Paradoxically, the U.S. dollar simultaneously could rise over the period immediately ahead. Yet this will not be on account of appearing the prettiest leper at the Insolvency Ball whose commencement awaits a devastating reversal in interest rates. Rather it will be by the phrase "Come Bossy" becoming a cry moving from dairy farms across the nation to banks scrambling for capital wherever it might be found. Likely precipitating trade war 21st century style as a result, Glass-Steagall's rapid exportation and subsequent implementation of sovereign national banking the world over could sweep onto the scene like a tornado, likewise clearing the way for other positive developments conducive to growth in something other than indebted servitude. Suffice it that speculative currency markets soon could become a thing of the past, and this right on the heals of insolvent central banks likewise being swept away.

You heard it here first.

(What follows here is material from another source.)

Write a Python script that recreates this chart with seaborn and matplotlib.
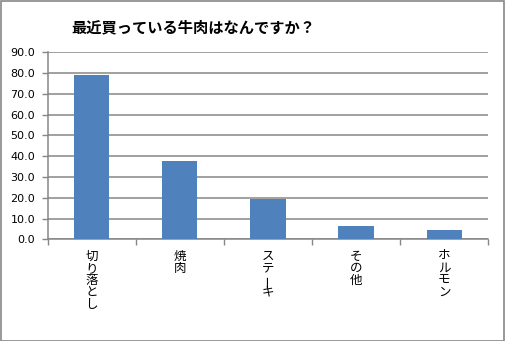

Hopelessly overwhelmed central banks now are on the doorstep of their declared insolvency. The best laid plans for sustaining the leveraged Ponzi scheme central banks collectively were instrumental in creating and blessing are about to come crashing down faster than New York's World Trade Center on September 11, 2001, with the imminent gassing of the U.S. Treasury market likely the detonator. A rigged LIBOR market exposing a thieving "free market" likely blessed by both Bernice and Tina playing their tried and true game of "see no evil" (not to ignore how the Barclays settlement and decimation of top executives goes some way toward substantiating serious wrongdoing) is set to deliver a hit on confidence at the very core of the trans-Atlantic banking system. The last thing a financial system with a voracious appetite for capital needs is diminished confidence in the trillions of dollars of securities whose pricing is based off LIBOR.

Congress better wake up. The Financial Times of London evidently is not joking about the urgent need to reinstate Glass-Steagall. How very out of touch with reality, then, are swindler apologists like Geithner, Bernanke and Volcker who to this day still argue against this necessary reform, particularly with the bill charged these two-faced policy cross-dressers coming due with revelations of regulatory collusion in the setting of LIBOR, whose effect provided subsidy to what are widely regarded reckless, hopelessly insolvent banks, and this at the expense of many. Confidence at the core now set to rapidly disintegrate, the hour made for dashing upon the rocks both spineless jellyfish and skeleton thugs alike is come. By no means either will a majority be needed to get the job done. Indeed, the President would be wise to contemplate Gaddafi's fate, as "friend" turned foe among these ranks never is a personal betrayal, but rather a more weighty matter of business.